This is the first big week of earnings season and that means we’ll get a lot of big cap companies reporting, including several Dow components.
While many continue with their hot streaks, with shares trading at or near new multi-year highs, there are others that have struggled over the past year.
The energy stocks continue to be hated by Wall Street. And some big industrial names are also in the doghouse.
But will one of the best earnings quarters of all time, with S&P 500 earnings expected to rise 16% in Q1, boost those companies who have been struggling?
5 Must-Watch Earnings Charts
E*TRADE Financial Corp. (ETFC – Free Report) has missed on the estimate just 1 time in the last 5 years. Shares have surged to new 52-week highs. The volatile market should help with trading revenue. Will the breakout continue?
Procter & Gamble (PG – Free Report) has missed just one time in the last 5 years but shares have sunk in 2018. It’s not always about the earnings miss and beat. Wall Street is looking for revenue growth in 2018.
General Electric (GE – Free Report) his hit multi-year lows in 2018. The company had a perfect earnings record going back to early 2008 until it missed the last 2 quarters. Have shares bottomed or is there more pain to follow?
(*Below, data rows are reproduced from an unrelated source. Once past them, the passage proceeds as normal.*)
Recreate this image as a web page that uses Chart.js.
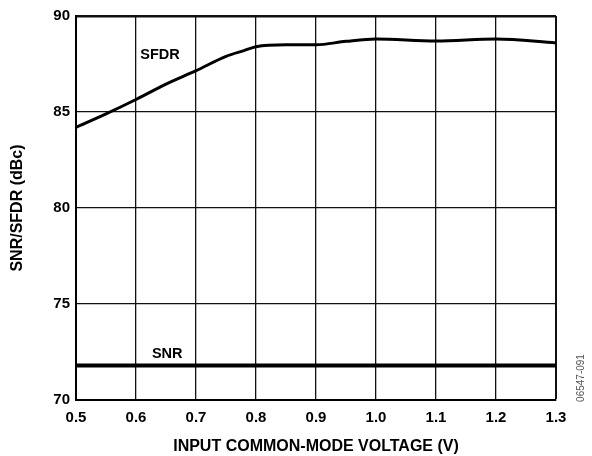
<!DOCTYPE html>
<html>
<head>
<meta charset="utf-8">
<script src="https://cdn.jsdelivr.net/npm/chart.js@4"></script>
<style>
  body { margin: 0; background: #fff; }
  #wrap { width: 592px; height: 456px; position: relative; }
</style>
</head>
<body>
<div id="wrap"><canvas id="grafico" width="592" height="456"></canvas></div>
<script>
// datos
const voltaje = [0.5, 0.55, 0.6, 0.65, 0.7, 0.75, 0.78, 0.8, 0.85, 0.9, 0.95, 1.0, 1.1, 1.2, 1.3];
const sfdr = [84.2, 84.9, 85.65, 86.45, 87.15, 87.9, 88.2, 88.4, 88.5, 88.5, 88.68, 88.8, 88.7, 88.8, 88.6];
const snrX = [0.5, 1.3];
const snr = [71.8, 71.8];
const xTicks = [0.5, 0.6, 0.7, 0.8, 0.9, 1.0, 1.1, 1.2, 1.3];
const yTicks = [70, 75, 80, 85, 90];

const familia = '"Liberation Sans", Arial, sans-serif';

const etiquetas = {
  id: 'etiquetas',
  afterDatasetsDraw(chart) {
    const { ctx, scales: { x, y } } = chart;
    ctx.save();
    ctx.fillStyle = '#000';
    ctx.font = 'bold 14.5px ' + familia;
    ctx.textAlign = 'center';
    ctx.textBaseline = 'middle';
    ctx.fillText('SFDR', x.getPixelForValue(0.64), y.getPixelForValue(87.95));
    ctx.fillText('SNR', x.getPixelForValue(0.652), y.getPixelForValue(72.4));
    // codigo de figura
    ctx.translate(581, 378);
    ctx.rotate(-Math.PI / 2);
    ctx.font = '10px ' + familia;
    ctx.fillStyle = '#555';
    ctx.fillText('06547-091', 0, 0);
    ctx.restore();
  }
};

new Chart(document.getElementById('grafico'), {
  type: 'line',
  data: {
    datasets: [
      {
        label: 'SFDR',
        data: voltaje.map((v, i) => ({ x: v, y: sfdr[i] })),
        borderColor: '#000',
        borderWidth: 3,
        pointRadius: 0,
        cubicInterpolationMode: 'monotone',
        fill: false
      },
      {
        label: 'SNR',
        data: snrX.map((v, i) => ({ x: v, y: snr[i] })),
        borderColor: '#000',
        borderWidth: 4,
        pointRadius: 0,
        fill: false
      }
    ]
  },
  plugins: [etiquetas],
  options: {
    responsive: false,
    animation: false,
    layout: { padding: { left: 0, top: 16, right: 36, bottom: 0 } },
    plugins: { legend: { display: false }, tooltip: { enabled: false } },
    scales: {
      x: {
        type: 'linear',
        min: 0.5,
        max: 1.3,
        afterBuildTicks: (s) => { s.ticks = xTicks.map(v => ({ value: v })); },
        afterFit: (s) => { s.height = 56; },
        border: { color: '#000', width: 2 },
        grid: {
          color: '#111',
          lineWidth: (c) => (c.index === xTicks.length - 1 ? 2 : 1.3),
          drawTicks: false
        },
        ticks: {
          color: '#000',
          font: { family: familia, size: 15, weight: 'bold' },
          padding: 9,
          maxRotation: 0,
          callback: (v) => v.toFixed(1)
        },
        title: {
          display: true,
          text: 'INPUT COMMON-MODE VOLTAGE (V)',
          color: '#000',
          font: { family: familia, size: 16, weight: 'bold' },
          padding: { top: 0, bottom: 0 }
        }
      },
      y: {
        min: 70,
        max: 90,
        afterBuildTicks: (s) => { s.ticks = yTicks.map(v => ({ value: v })); },
        afterFit: (s) => { s.width = 76; },
        border: { color: '#000', width: 2 },
        grid: {
          color: '#111',
          lineWidth: (c) => (c.index === yTicks.length - 1 ? 2.5 : 1.3),
          drawTicks: false
        },
        ticks: {
          color: '#000',
          font: { family: familia, size: 15, weight: 'bold' },
          padding: 6
        },
        title: {
          display: true,
          text: 'SNR/SFDR (dBc)',
          color: '#000',
          font: { family: familia, size: 16, weight: 'bold' },
          padding: { top: 8, bottom: 0 }
        }
      }
    }
  }
});
</script>
</body>
</html>
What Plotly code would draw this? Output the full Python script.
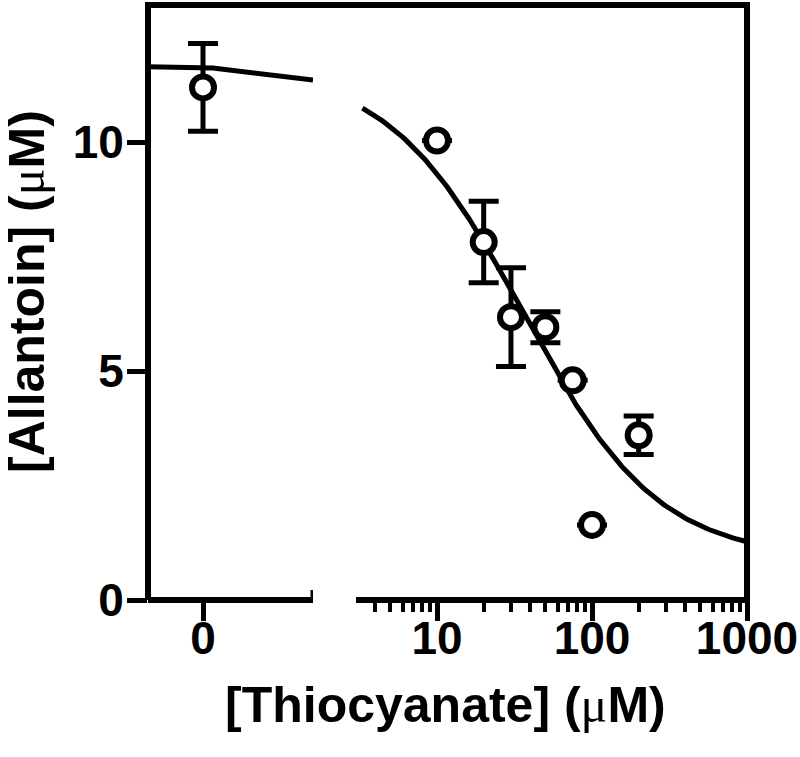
import numpy as np
import plotly.graph_objects as go

# measured points (thiocyanate uM, allantoin uM, SEM)
zero_conc = [0]
zero_mean = [11.2]
zero_err = [0.96]

conc = [10, 20, 30, 50, 75, 100, 200]
allantoin = [10.04, 7.82, 6.18, 5.96, 4.80, 1.64, 3.60]
sem = [0, 0.89, 1.08, 0.34, 0, 0, 0.42]

# fitted inhibition curve parameters: top, bottom, IC50, hill slope
fit_top = 11.65
fit_bottom = 0.9
fit_ic50 = 36.0
fit_hill = 1.0

x_ticks_log = [10, 100, 1000]
x_minor_log = [4, 5, 6, 7, 8, 9, 20, 30, 40, 50, 60, 70, 80, 90,
               200, 300, 400, 500, 600, 700, 800, 900]
y_ticks = [0, 5, 10]


def hill(x):
    x = np.clip(x, 0, None)
    return fit_bottom + (fit_top - fit_bottom) / (1 + (x / fit_ic50) ** fit_hill)


FONT = "Liberation Sans, Arial, sans-serif"
MU = "<span style='font-family:Liberation Serif, serif;font-weight:normal'>μ</span>"

left_range = [-0.5, 1.0]
log_lo = np.log10(3)

fig = go.Figure()

# curve on the linear (zero) segment
xl = np.linspace(left_range[0], left_range[1], 80)
fig.add_trace(go.Scatter(x=xl, y=hill(xl), mode="lines", xaxis="x", yaxis="y",
                         line=dict(color="black", width=5), hoverinfo="skip"))
# curve on log segment
xr = np.logspace(np.log10(3.3), 3, 200)
fig.add_trace(go.Scatter(x=xr, y=hill(xr), mode="lines", xaxis="x2", yaxis="y",
                         line=dict(color="black", width=5), hoverinfo="skip"))

marker = dict(symbol="circle", size=22, color="white", line=dict(color="black", width=6))
errstyle = dict(type="data", visible=True, color="black", thickness=5, width=15)

fig.add_trace(go.Scatter(x=zero_conc, y=zero_mean, mode="markers", xaxis="x", yaxis="y",
                         marker=marker, error_y=dict(array=zero_err, **errstyle)))
fig.add_trace(go.Scatter(x=conc, y=allantoin, mode="markers", xaxis="x2", yaxis="y",
                         marker=marker, error_y=dict(array=sem, **errstyle)))

L, R, T, B = 148, 53, 5, 157
pw = 800 - L - R
left_end = (313 - L) / pw
right_start = (356 - L) / pw

axis_common = dict(showline=False, showgrid=False, zeroline=False,
                   ticks="outside", tickcolor="black", tickwidth=5, ticklen=20,
                   automargin=False, ticklabeloverflow="allow",
                   tickfont=dict(family=FONT, size=46, color="black", weight="bold"))

fig.update_layout(
    width=800, height=757,
    margin=dict(l=L, r=R, t=T, b=B),
    plot_bgcolor="white", paper_bgcolor="white",
    showlegend=False,
    xaxis=dict(domain=[0, left_end], range=left_range, tickmode="array",
               tickvals=[0], ticktext=["0"], anchor="y", ticklabelstandoff=-22,
               **axis_common),
    xaxis2=dict(domain=[right_start, 1], type="log", range=[log_lo, 3], tickmode="array",
                tickvals=x_ticks_log, ticktext=[str(v) for v in x_ticks_log], anchor="y",
                ticklabelstandoff=-22,
                minor=dict(tickmode="array", tickvals=x_minor_log, ticks="outside",
                           ticklen=11, tickwidth=4, tickcolor="black", showgrid=False),
                **axis_common),
    yaxis=dict(domain=[0, 1], range=[0, 13], tickmode="array", tickvals=y_ticks,
               anchor="x", ticklabelstandoff=-6, **axis_common),
)

# axis lines: left, top and right frame plus the two bottom segments
line = dict(color="black", width=6)
fig.add_shape(type="path", xref="paper", yref="paper",
              path=f"M 0,0 L 0,1 L 1,1 L 1,0 L {right_start},0", line=line)
fig.add_shape(type="path", xref="paper", yref="paper",
              path=f"M 0,0 L {left_end},0", line=line)
# break caps
fig.add_shape(type="line", xref="x", yref="y", x0=left_range[1], x1=left_range[1],
              ysizemode="pixel", yanchor=0, y0=-14, y1=10, line=dict(color="black", width=5))
fig.add_shape(type="line", xref="x2", yref="y", x0=log_lo, x1=log_lo,
              ysizemode="pixel", yanchor=0, y0=-14, y1=10, line=dict(color="black", width=5))

fig.add_annotation(text="[Thiocyanate] (" + MU + "M)", xref="paper", yref="paper",
                   x=(445 - L) / pw, y=(600 - 705) / 595, showarrow=False,
                   xanchor="center", yanchor="middle",
                   font=dict(family=FONT, size=50, color="black", weight="bold"))
fig.add_annotation(text="[Allantoin] (" + MU + "M)", xref="paper", yref="paper",
                   x=(27 - L) / pw, y=(600 - 292) / 595, showarrow=False, textangle=-90,
                   xanchor="center", yanchor="middle",
                   font=dict(family=FONT, size=50, color="black", weight="bold"))

# drop the default 8px body margin so the figure sits at the page corner
fig.write_html("out.html", config={"displayModeBar": False},
               post_script="document.body.style.margin='0px';")
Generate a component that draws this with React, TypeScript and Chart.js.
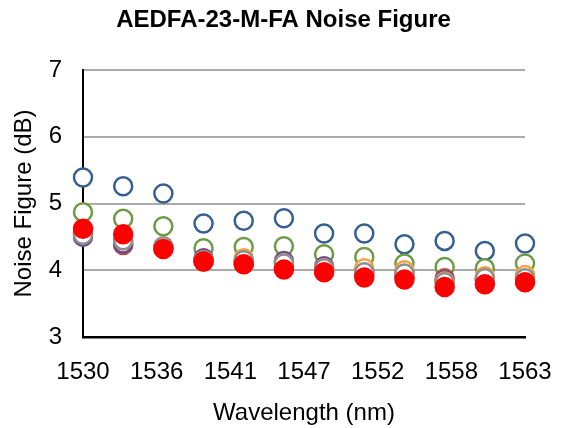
import React, { useEffect, useRef } from "react";
import { Chart, registerables } from "chart.js";

Chart.register(...registerables);

const wavelengths = [1530, 1533, 1536, 1539, 1542, 1545, 1548, 1551, 1554, 1557, 1560, 1563];
const blueSeries = [5.39, 5.26, 5.15, 4.7, 4.74, 4.78, 4.55, 4.55, 4.39, 4.44, 4.29, 4.4];
const greenSeries = [4.87, 4.77, 4.66, 4.33, 4.35, 4.36, 4.24, 4.2, 4.1, 4.05, 4.03, 4.1];
const darkRedSeries = [4.55, 4.38, 4.33, 4.13, 4.1, 4.05, 3.99, 3.95, 3.9, 3.88, 3.85, 3.87];
const purpleSeries = [4.5, 4.4, 4.35, 4.18, 4.14, 4.14, 4.06, 4.0, 3.97, 3.85, 3.87, 3.9];
const orangeSeries = [4.57, 4.45, 4.34, 4.15, 4.18, 4.1, 4.03, 4.03, 4.0, 3.83, 3.91, 3.93];
const graySeries = [4.53, 4.45, 4.36, 4.15, 4.15, 4.1, 4.03, 3.97, 3.95, 3.82, 3.88, 3.88];
const redSeries = [4.62, 4.54, 4.32, 4.13, 4.09, 4.01, 3.97, 3.89, 3.86, 3.75, 3.79, 3.82];

const yTicks = [3, 4, 5, 6, 7];
const xTickStep = 5.5;

const FONT = "'Liberation Sans', Arial, Helvetica, sans-serif";

export default function App() {
  const ref = useRef<HTMLCanvasElement | null>(null);

  useEffect(() => {
    if (!ref.current) return;
    const mk = (label: string, vals: number[], border: string, fill: string, order: number) => ({
      label,
      data: wavelengths.map((w, i) => ({ x: w, y: vals[i] })),
      borderColor: border,
      backgroundColor: fill,
      pointRadius: 9,
      pointBorderWidth: 2.5,
      pointHoverRadius: 9,
      showLine: false,
      clip: false as any,
      order,
      xAxisID: "x",
      yAxisID: "y",
    });
    const chart = new Chart(ref.current, {
      type: "scatter",
      data: {
        datasets: [
          mk("S1", blueSeries, "#365F91", "#FFFFFF", 7),
          mk("S2", greenSeries, "#6E9B45", "#FFFFFF", 6),
          mk("S3", darkRedSeries, "#B8494A", "#FFFFFF", 5),
          mk("S4", purpleSeries, "#6C4A8A", "#FFFFFF", 4),
          mk("S5", orangeSeries, "#F0A540", "#FFFFFF", 3),
          mk("S6", graySeries, "#8E8E8E", "#FFFFFF", 2),
          mk("S7", redSeries, "#FF0000", "#FF0000", 1),
        ],
      },
      options: {
        responsive: false,
        animation: false,
        layout: { padding: { left: 0, right: 0, top: 0, bottom: 0 } },
        plugins: {
          legend: { display: false },
          tooltip: { enabled: false },
          title: {
            display: true,
            text: "AEDFA-23-M-FA Noise Figure",
            color: "#000",
            font: { family: FONT, size: 24, weight: "bold" },
            padding: { top: 6, bottom: 35.2 },
          },
        },
        scales: {
          x: {
            type: "linear",
            min: wavelengths[0],
            max: wavelengths[wavelengths.length - 1],
            afterFit: (s: any) => {
              s.height = 91;
            },
            afterBuildTicks: (s: any) => {
              const t = [];
              for (let v = wavelengths[0]; v <= wavelengths[wavelengths.length - 1] + 1e-6; v += xTickStep) t.push({ value: v });
              s.ticks = t;
            },
            ticks: {
              color: "#000",
              font: { family: FONT, size: 24 },
              padding: 0,
              maxRotation: 0,
              autoSkip: false,
              callback: (v: any) => String(Math.round(Number(v))),
            },
            grid: {
              display: true,
              drawOnChartArea: false,
              drawTicks: true,
              tickLength: 21,
              color: "rgba(0,0,0,0)",
            },
            border: { display: true, color: "#000", width: 2.5 },
            title: {
              display: true,
              text: "Wavelength (nm)",
              color: "#000",
              font: { family: FONT, size: 24 },
              padding: { top: 0, bottom: 0 },
            },
          },
          y: {
            min: 3,
            max: 7,
            afterFit: (s: any) => {
              s.width = 83;
            },
            afterBuildTicks: (s: any) => {
              s.ticks = yTicks.map((v) => ({ value: v }));
            },
            ticks: {
              color: "#000",
              font: { family: FONT, size: 24 },
              padding: 21,
            },
            grid: { color: "#ABABAB", lineWidth: 2, drawTicks: false },
            border: { display: true, color: "#000", width: 2 },
            title: {
              display: true,
              text: "Noise Figure (dB)",
              color: "#000",
              font: { family: FONT, size: 24 },
              padding: { top: 10, bottom: 0 },
            },
          },
          yRightSpacer: {
            type: "linear",
            position: "right",
            min: 3,
            max: 7,
            display: true,
            afterFit: (s: any) => {
              s.width = 42;
            },
            ticks: { display: false },
            grid: { display: false, drawTicks: false },
            border: { display: false },
          },
        },
      },
    });
    return () => chart.destroy();
  }, []);

  return (
    <div style={{ position: "fixed", left: 0, top: 0, width: 567, height: 428, background: "#fff" }}>
      <canvas ref={ref} width={567} height={428} style={{ display: "block" }} />
    </div>
  );
}
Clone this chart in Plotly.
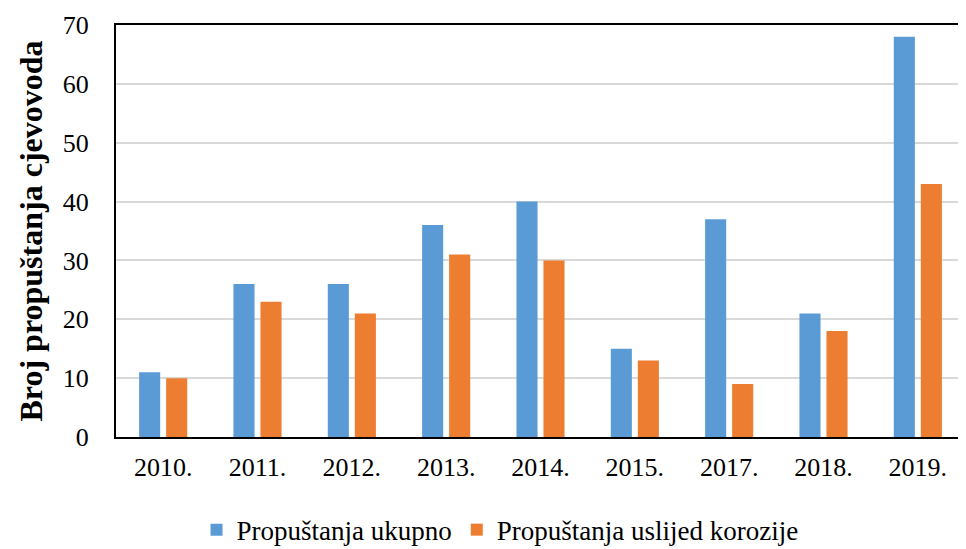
import plotly.graph_objects as go

years = ["2010.", "2011.", "2012.", "2013.", "2014.", "2015.", "2017.", "2018.", "2019."]
ukupno = [11, 26, 26, 36, 40, 15, 37, 21, 68]
korozija = [10, 23, 21, 31, 30, 13, 9, 18, 43]
y_ticks = [0, 10, 20, 30, 40, 50, 60, 70]

FONT = "Liberation Serif"

fig = go.Figure()
fig.add_trace(go.Bar(x=years, y=ukupno, name="Propuštanja ukupno",
                     marker=dict(color="#5B9BD5", line=dict(width=0))))
fig.add_trace(go.Bar(x=years, y=korozija, name="Propuštanja uslijed korozije",
                     marker=dict(color="#ED7D31", line=dict(width=0))))

# page body has an 8px default margin; figure sized to fit the 966x549 window
fig.update_layout(
    width=958, height=541,
    margin=dict(l=108, r=1, t=17, b=112, autoexpand=False),
    paper_bgcolor="white", plot_bgcolor="white",
    barmode="group", bargap=0.427, bargroupgap=0.22,
    font=dict(family=FONT, size=26, color="#000000"),
    showlegend=True,
    legend=dict(orientation="h", xref="container", yref="paper",
                x=0.5136, xanchor="center", y=-0.226, yanchor="middle",
                font=dict(family=FONT, size=27, color="#000000"),
                itemwidth=30, traceorder="normal"),
    xaxis=dict(showline=True, linecolor="#000000", linewidth=2, mirror=True,
               showgrid=False, ticks="", tickfont=dict(family=FONT, size=26),
               ticklabelstandoff=6, automargin=False),
    yaxis=dict(range=[0, 70], tickvals=y_ticks, showline=True, linecolor="#000000",
               linewidth=2, showgrid=True, gridcolor="#D9D9D9", gridwidth=1.5,
               ticks="", zeroline=False, tickfont=dict(family=FONT, size=26),
               ticklabelstandoff=20, automargin=False,
               title=dict(text="<b>Broj propuštanja cjevovoda</b>",
                          font=dict(family=FONT, size=32), standoff=11)),
)

fig.write_html("out.html")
Honeywell (HON – Free Report) has missed only once in the last five years. Kicked out of the Dow Industrials, it has shined on its own even though shares have pulled back from recent 5-year highs.
Schlumberger (SLB – Free Report) has only missed once in the last 5 years but the story has been about the price of oil. Shares weakened again in early 2018 so insiders have been buying. With WTI crude approaching $70 a barrel, is the worst finally over?